A lista de signatários – são mais de sete dezenas – inclui nomes conhecidos do cinema (Isabelle Carré, Jamel Debbouze, Irène Jacob e Agnès Jaoui), da literatura (Tahar Ben Jelloun, Brigitte Giraud, Véronique Olmi, Daniel Pennac e Eric-Emmanuel Schmitt), da música (Grand Corps Malade, Raphael e Renaud), da filosofia (Elisabeth Badinter e Cynthia Fleury), da história (Pierre Nora), da psiquiatria e psicanálise (Boris Cyrulnik), da sociologia (Edgar Morin) e da religião (Delphine Horvilleur, rabina, e Matthieu Ricard, monge budista).
Manifestando-se “realistas”, consideram que este trabalho não se faz sem a revalorização dos recursos atribuídos prioritariamente à educação. Desde logo, é preciso mais professores e menos alunos por turma. Não querendo paliativos, pretendem “uma verdadeira cultura da leitura e da escrita, acompanhada pela utilização inteligente das novas tecnologias”.

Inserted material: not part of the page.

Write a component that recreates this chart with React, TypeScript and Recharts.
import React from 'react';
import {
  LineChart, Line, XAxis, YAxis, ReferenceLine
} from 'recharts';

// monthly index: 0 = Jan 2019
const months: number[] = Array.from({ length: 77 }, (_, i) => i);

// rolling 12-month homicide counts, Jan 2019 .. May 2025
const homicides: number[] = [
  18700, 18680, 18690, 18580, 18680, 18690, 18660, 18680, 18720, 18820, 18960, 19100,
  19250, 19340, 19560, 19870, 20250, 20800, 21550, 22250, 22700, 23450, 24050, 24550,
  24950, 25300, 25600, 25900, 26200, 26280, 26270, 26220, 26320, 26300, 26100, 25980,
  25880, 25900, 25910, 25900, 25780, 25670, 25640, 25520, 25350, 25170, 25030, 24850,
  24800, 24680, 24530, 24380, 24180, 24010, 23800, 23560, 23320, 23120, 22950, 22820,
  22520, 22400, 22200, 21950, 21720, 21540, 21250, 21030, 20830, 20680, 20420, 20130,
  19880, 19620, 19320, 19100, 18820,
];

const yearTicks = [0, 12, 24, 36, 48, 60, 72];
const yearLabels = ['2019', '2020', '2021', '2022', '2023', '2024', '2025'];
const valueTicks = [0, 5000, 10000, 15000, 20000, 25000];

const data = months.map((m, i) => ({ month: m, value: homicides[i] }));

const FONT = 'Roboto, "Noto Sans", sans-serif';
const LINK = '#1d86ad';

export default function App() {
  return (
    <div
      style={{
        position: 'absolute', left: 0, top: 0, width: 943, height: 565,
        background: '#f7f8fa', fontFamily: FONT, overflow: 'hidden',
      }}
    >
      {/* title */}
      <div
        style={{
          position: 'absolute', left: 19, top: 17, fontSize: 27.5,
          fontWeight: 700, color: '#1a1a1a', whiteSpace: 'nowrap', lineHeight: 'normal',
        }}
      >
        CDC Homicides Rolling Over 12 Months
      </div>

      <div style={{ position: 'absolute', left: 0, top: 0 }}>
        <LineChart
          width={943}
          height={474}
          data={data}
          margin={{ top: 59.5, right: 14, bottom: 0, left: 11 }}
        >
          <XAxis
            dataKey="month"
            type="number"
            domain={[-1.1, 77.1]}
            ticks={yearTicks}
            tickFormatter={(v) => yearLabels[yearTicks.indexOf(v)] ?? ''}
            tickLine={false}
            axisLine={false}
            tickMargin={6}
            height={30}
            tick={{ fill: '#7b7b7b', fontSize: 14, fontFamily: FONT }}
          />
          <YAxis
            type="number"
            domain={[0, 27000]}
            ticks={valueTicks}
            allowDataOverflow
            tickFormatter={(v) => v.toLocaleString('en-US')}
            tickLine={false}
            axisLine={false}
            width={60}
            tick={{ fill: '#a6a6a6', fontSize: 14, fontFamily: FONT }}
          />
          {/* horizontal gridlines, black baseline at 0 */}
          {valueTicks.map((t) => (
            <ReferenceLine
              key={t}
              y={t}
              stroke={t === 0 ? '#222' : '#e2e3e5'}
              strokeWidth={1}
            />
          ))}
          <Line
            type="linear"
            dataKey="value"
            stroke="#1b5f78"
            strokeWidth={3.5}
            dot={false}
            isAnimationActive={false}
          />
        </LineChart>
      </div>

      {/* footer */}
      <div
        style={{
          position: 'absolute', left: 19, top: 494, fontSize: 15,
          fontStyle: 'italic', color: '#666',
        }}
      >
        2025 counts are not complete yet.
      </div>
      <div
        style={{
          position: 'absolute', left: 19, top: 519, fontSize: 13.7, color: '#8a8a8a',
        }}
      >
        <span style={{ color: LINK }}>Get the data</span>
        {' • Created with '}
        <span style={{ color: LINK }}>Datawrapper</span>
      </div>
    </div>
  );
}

O pedido é urgente. “Ajudemos as nossas crianças e os nossos jovens a adquirirem um pensamento autónomo, humano, empático, estruturado e livre”. O essencial é forjar “um espírito de resistência através das palavras, destas palavras que servem para construir valores comuns que têm o nome de tolerância, curiosidade, alteridade, sem os quais, amanhã, o pensamento será vazio”. O texto termina com uma interrogação sobre se essa vacuidade pode ser consentida.
Não é, evidentemente, apenas em França que é imprescindível a resposta política certa.